## Data provided

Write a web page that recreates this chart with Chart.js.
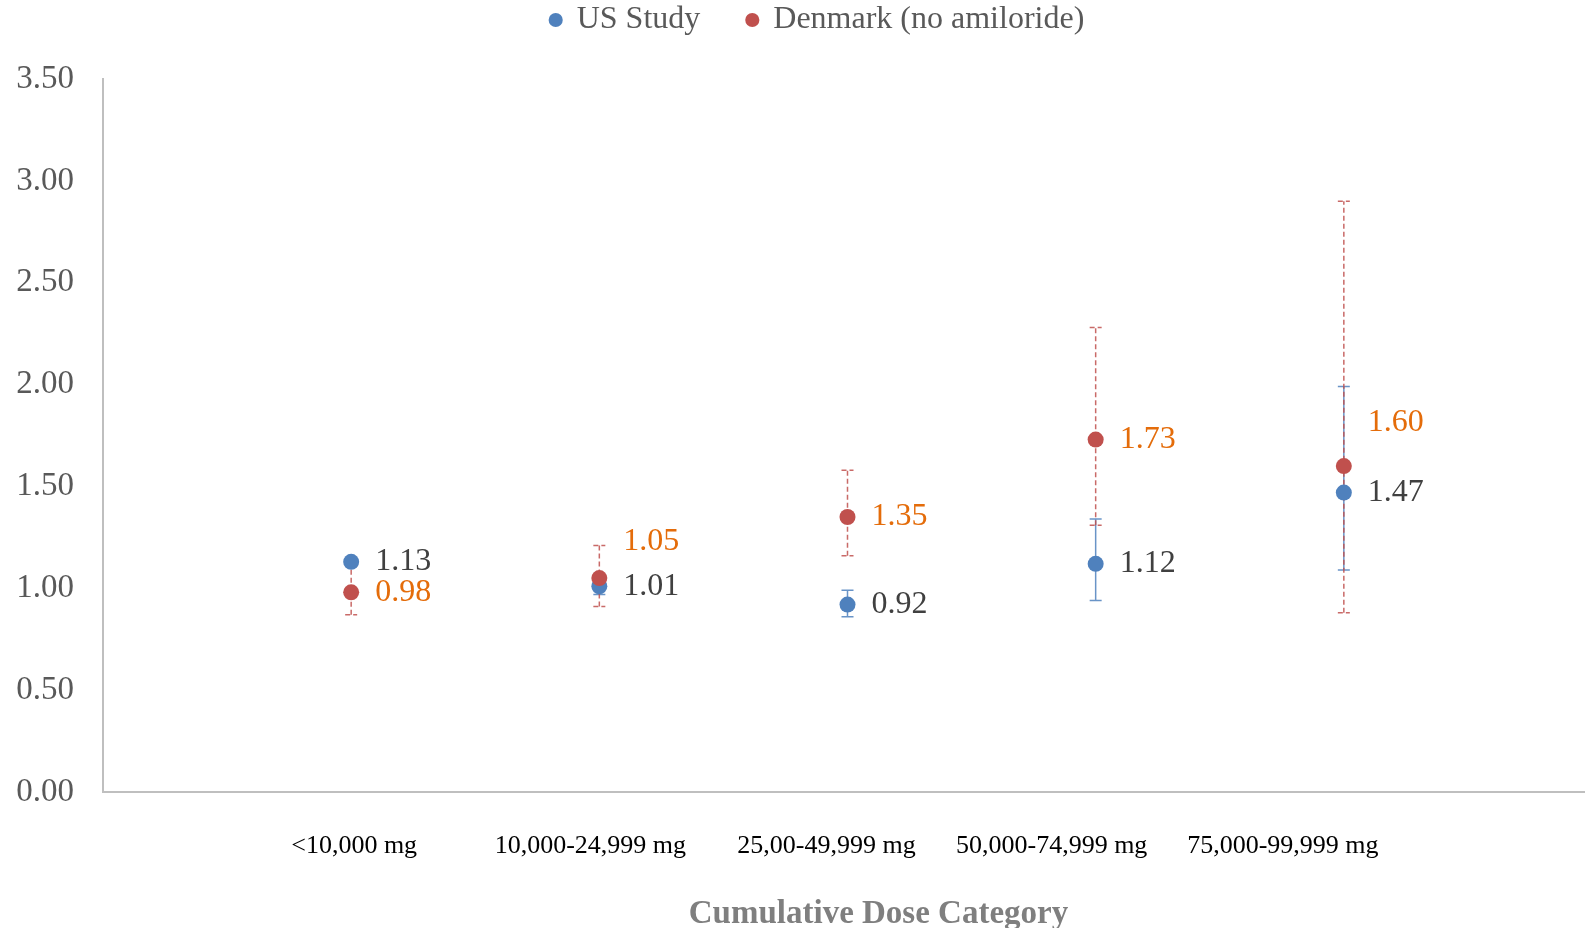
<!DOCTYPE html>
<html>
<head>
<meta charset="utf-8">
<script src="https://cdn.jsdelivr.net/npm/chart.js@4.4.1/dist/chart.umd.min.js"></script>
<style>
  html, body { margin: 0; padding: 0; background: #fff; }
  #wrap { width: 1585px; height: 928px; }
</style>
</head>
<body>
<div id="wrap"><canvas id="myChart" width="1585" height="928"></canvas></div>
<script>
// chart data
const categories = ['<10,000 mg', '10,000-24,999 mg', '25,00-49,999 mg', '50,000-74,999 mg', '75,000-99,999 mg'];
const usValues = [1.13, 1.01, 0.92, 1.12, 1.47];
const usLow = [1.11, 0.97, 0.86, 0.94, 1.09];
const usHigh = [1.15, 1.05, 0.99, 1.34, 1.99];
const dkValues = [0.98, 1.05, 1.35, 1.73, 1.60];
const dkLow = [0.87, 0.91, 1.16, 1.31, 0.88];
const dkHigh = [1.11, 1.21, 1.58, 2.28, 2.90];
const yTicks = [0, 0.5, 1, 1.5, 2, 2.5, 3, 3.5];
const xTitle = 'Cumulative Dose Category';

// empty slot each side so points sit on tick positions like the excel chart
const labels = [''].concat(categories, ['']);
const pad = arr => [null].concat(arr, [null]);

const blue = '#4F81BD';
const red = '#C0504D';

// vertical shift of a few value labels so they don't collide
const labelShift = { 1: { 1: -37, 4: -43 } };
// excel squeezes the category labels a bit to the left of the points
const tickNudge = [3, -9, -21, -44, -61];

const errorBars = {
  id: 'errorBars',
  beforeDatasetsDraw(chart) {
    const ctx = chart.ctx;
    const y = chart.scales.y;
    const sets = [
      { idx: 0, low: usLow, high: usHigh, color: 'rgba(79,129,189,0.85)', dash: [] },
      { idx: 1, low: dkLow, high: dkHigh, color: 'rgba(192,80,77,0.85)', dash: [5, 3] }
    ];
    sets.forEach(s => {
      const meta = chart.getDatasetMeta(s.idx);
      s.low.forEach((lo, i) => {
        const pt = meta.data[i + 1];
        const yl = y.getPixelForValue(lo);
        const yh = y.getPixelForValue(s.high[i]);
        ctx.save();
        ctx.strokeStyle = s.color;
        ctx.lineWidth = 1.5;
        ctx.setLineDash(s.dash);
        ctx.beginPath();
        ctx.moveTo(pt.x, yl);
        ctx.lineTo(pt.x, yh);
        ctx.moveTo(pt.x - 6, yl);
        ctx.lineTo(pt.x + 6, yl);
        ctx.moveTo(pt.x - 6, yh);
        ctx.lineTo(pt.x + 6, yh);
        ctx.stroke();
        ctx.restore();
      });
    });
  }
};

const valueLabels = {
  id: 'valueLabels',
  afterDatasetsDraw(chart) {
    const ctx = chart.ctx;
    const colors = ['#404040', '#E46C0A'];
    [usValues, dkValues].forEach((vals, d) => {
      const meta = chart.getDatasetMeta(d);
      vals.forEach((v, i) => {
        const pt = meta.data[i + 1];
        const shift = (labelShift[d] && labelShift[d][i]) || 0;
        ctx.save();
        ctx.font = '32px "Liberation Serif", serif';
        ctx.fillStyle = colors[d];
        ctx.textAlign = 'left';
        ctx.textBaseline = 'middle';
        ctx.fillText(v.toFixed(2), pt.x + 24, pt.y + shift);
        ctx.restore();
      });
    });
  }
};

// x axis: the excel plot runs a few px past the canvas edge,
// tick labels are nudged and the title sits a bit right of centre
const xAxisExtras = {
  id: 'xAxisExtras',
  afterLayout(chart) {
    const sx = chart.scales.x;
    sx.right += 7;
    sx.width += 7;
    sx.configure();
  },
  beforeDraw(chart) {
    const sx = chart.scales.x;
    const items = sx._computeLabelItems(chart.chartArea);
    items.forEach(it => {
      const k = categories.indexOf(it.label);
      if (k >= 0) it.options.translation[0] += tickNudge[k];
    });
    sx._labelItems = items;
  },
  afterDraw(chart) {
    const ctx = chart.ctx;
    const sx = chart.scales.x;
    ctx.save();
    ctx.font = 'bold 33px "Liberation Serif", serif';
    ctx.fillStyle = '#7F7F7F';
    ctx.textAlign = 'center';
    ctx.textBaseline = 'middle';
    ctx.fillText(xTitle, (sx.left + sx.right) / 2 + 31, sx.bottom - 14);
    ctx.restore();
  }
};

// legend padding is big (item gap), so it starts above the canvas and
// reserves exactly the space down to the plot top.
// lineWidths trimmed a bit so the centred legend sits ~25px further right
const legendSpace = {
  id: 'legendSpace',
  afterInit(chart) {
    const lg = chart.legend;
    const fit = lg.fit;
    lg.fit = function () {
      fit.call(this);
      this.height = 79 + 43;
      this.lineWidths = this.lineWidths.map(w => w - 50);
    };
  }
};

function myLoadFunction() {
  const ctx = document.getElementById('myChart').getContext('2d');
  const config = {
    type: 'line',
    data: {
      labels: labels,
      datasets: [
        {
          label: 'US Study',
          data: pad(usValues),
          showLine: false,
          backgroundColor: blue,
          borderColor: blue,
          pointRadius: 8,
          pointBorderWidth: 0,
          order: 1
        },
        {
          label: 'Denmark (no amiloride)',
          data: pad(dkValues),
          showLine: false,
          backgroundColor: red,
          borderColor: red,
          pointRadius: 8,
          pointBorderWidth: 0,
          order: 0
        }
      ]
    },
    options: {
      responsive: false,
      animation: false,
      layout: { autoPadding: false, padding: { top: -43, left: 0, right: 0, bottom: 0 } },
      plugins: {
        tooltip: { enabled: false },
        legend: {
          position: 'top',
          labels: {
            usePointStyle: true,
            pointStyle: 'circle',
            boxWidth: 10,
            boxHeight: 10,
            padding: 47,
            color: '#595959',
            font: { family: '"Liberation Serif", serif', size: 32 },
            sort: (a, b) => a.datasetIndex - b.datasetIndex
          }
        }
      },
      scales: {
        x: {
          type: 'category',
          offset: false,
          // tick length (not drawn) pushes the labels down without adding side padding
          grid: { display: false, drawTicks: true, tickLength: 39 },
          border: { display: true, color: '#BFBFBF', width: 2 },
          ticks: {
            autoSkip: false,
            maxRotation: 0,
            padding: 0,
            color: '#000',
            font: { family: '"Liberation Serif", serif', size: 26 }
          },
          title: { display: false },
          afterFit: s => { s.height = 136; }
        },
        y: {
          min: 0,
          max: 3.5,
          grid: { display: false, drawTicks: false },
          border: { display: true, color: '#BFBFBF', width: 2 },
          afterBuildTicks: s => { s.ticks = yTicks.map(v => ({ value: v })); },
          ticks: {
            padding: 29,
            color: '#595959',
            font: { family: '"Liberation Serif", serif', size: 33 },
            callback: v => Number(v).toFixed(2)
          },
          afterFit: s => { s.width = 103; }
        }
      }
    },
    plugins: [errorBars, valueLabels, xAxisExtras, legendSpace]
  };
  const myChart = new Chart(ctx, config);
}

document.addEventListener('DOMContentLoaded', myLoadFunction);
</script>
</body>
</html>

## Problem description
Write out the whole listing exactly, and drop the pictures.

## Task output
Write a web page that recreates this chart with Chart.js.
<!DOCTYPE html>
<html>
<head>
<meta charset="utf-8">
<script src="https://cdn.jsdelivr.net/npm/chart.js@4.4.1/dist/chart.umd.min.js"></script>
<style>
  html, body { margin: 0; padding: 0; background: #fff; }
  #wrap { width: 1585px; height: 928px; }
</style>
</head>
<body>
<div id="wrap"><canvas id="myChart" width="1585" height="928"></canvas></div>
<script>
// chart data
const categories = ['<10,000 mg', '10,000-24,999 mg', '25,00-49,999 mg', '50,000-74,999 mg', '75,000-99,999 mg'];
const usValues = [1.13, 1.01, 0.92, 1.12, 1.47];
const usLow = [1.11, 0.97, 0.86, 0.94, 1.09];
const usHigh = [1.15, 1.05, 0.99, 1.34, 1.99];
const dkValues = [0.98, 1.05, 1.35, 1.73, 1.60];
const dkLow = [0.87, 0.91, 1.16, 1.31, 0.88];
const dkHigh = [1.11, 1.21, 1.58, 2.28, 2.90];
const yTicks = [0, 0.5, 1, 1.5, 2, 2.5, 3, 3.5];
const xTitle = 'Cumulative Dose Category';

// empty slot each side so points sit on tick positions like the excel chart
const labels = [''].concat(categories, ['']);
const pad = arr => [null].concat(arr, [null]);

const blue = '#4F81BD';
const red = '#C0504D';

// vertical shift of a few value labels so they don't collide
const labelShift = { 1: { 1: -37, 4: -43 } };
// excel squeezes the category labels a bit to the left of the points
const tickNudge = [3, -9, -21, -44, -61];

const errorBars = {
  id: 'errorBars',
  beforeDatasetsDraw(chart) {
    const ctx = chart.ctx;
    const y = chart.scales.y;
    const sets = [
      { idx: 0, low: usLow, high: usHigh, color: 'rgba(79,129,189,0.85)', dash: [] },
      { idx: 1, low: dkLow, high: dkHigh, color: 'rgba(192,80,77,0.85)', dash: [5, 3] }
    ];
    sets.forEach(s => {
      const meta = chart.getDatasetMeta(s.idx);
      s.low.forEach((lo, i) => {
        const pt = meta.data[i + 1];
        const yl = y.getPixelForValue(lo);
        const yh = y.getPixelForValue(s.high[i]);
        ctx.save();
        ctx.strokeStyle = s.color;
        ctx.lineWidth = 1.5;
        ctx.setLineDash(s.dash);
        ctx.beginPath();
        ctx.moveTo(pt.x, yl);
        ctx.lineTo(pt.x, yh);
        ctx.moveTo(pt.x - 6, yl);
        ctx.lineTo(pt.x + 6, yl);
        ctx.moveTo(pt.x - 6, yh);
        ctx.lineTo(pt.x + 6, yh);
        ctx.stroke();
        ctx.restore();
      });
    });
  }
};

const valueLabels = {
  id: 'valueLabels',
  afterDatasetsDraw(chart) {
    const ctx = chart.ctx;
    const colors = ['#404040', '#E46C0A'];
    [usValues, dkValues].forEach((vals, d) => {
      const meta = chart.getDatasetMeta(d);
      vals.forEach((v, i) => {
        const pt = meta.data[i + 1];
        const shift = (labelShift[d] && labelShift[d][i]) || 0;
        ctx.save();
        ctx.font = '32px "Liberation Serif", serif';
        ctx.fillStyle = colors[d];
        ctx.textAlign = 'left';
        ctx.textBaseline = 'middle';
        ctx.fillText(v.toFixed(2), pt.x + 24, pt.y + shift);
        ctx.restore();
      });
    });
  }
};

// x axis: the excel plot runs a few px past the canvas edge,
// tick labels are nudged and the title sits a bit right of centre
const xAxisExtras = {
  id: 'xAxisExtras',
  afterLayout(chart) {
    const sx = chart.scales.x;
    sx.right += 7;
    sx.width += 7;
    sx.configure();
  },
  beforeDraw(chart) {
    const sx = chart.scales.x;
    const items = sx._computeLabelItems(chart.chartArea);
    items.forEach(it => {
      const k = categories.indexOf(it.label);
      if (k >= 0) it.options.translation[0] += tickNudge[k];
    });
    sx._labelItems = items;
  },
  afterDraw(chart) {
    const ctx = chart.ctx;
    const sx = chart.scales.x;
    ctx.save();
    ctx.font = 'bold 33px "Liberation Serif", serif';
    ctx.fillStyle = '#7F7F7F';
    ctx.textAlign = 'center';
    ctx.textBaseline = 'middle';
    ctx.fillText(xTitle, (sx.left + sx.right) / 2 + 31, sx.bottom - 14);
    ctx.restore();
  }
};

// legend padding is big (item gap), so it starts above the canvas and
// reserves exactly the space down to the plot top.
// lineWidths trimmed a bit so the centred legend sits ~25px further right
const legendSpace = {
  id: 'legendSpace',
  afterInit(chart) {
    const lg = chart.legend;
    const fit = lg.fit;
    lg.fit = function () {
      fit.call(this);
      this.height = 79 + 43;
      this.lineWidths = this.lineWidths.map(w => w - 50);
    };
  }
};

function myLoadFunction() {
  const ctx = document.getElementById('myChart').getContext('2d');
  const config = {
    type: 'line',
    data: {
      labels: labels,
      datasets: [
        {
          label: 'US Study',
          data: pad(usValues),
          showLine: false,
          backgroundColor: blue,
          borderColor: blue,
          pointRadius: 8,
          pointBorderWidth: 0,
          order: 1
        },
        {
          label: 'Denmark (no amiloride)',
          data: pad(dkValues),
          showLine: false,
          backgroundColor: red,
          borderColor: red,
          pointRadius: 8,
          pointBorderWidth: 0,
          order: 0
        }
      ]
    },
    options: {
      responsive: false,
      animation: false,
      layout: { autoPadding: false, padding: { top: -43, left: 0, right: 0, bottom: 0 } },
      plugins: {
        tooltip: { enabled: false },
        legend: {
          position: 'top',
          labels: {
            usePointStyle: true,
            pointStyle: 'circle',
            boxWidth: 10,
            boxHeight: 10,
            padding: 47,
            color: '#595959',
            font: { family: '"Liberation Serif", serif', size: 32 },
            sort: (a, b) => a.datasetIndex - b.datasetIndex
          }
        }
      },
      scales: {
        x: {
          type: 'category',
          offset: false,
          // tick length (not drawn) pushes the labels down without adding side padding
          grid: { display: false, drawTicks: true, tickLength: 39 },
          border: { display: true, color: '#BFBFBF', width: 2 },
          ticks: {
            autoSkip: false,
            maxRotation: 0,
            padding: 0,
            color: '#000',
            font: { family: '"Liberation Serif", serif', size: 26 }
          },
          title: { display: false },
          afterFit: s => { s.height = 136; }
        },
        y: {
          min: 0,
          max: 3.5,
          grid: { display: false, drawTicks: false },
          border: { display: true, color: '#BFBFBF', width: 2 },
          afterBuildTicks: s => { s.ticks = yTicks.map(v => ({ value: v })); },
          ticks: {
            padding: 29,
            color: '#595959',
            font: { family: '"Liberation Serif", serif', size: 33 },
            callback: v => Number(v).toFixed(2)
          },
          afterFit: s => { s.width = 103; }
        }
      }
    },
    plugins: [errorBars, valueLabels, xAxisExtras, legendSpace]
  };
  const myChart = new Chart(ctx, config);
}

document.addEventListener('DOMContentLoaded', myLoadFunction);
</script>
</body>
</html>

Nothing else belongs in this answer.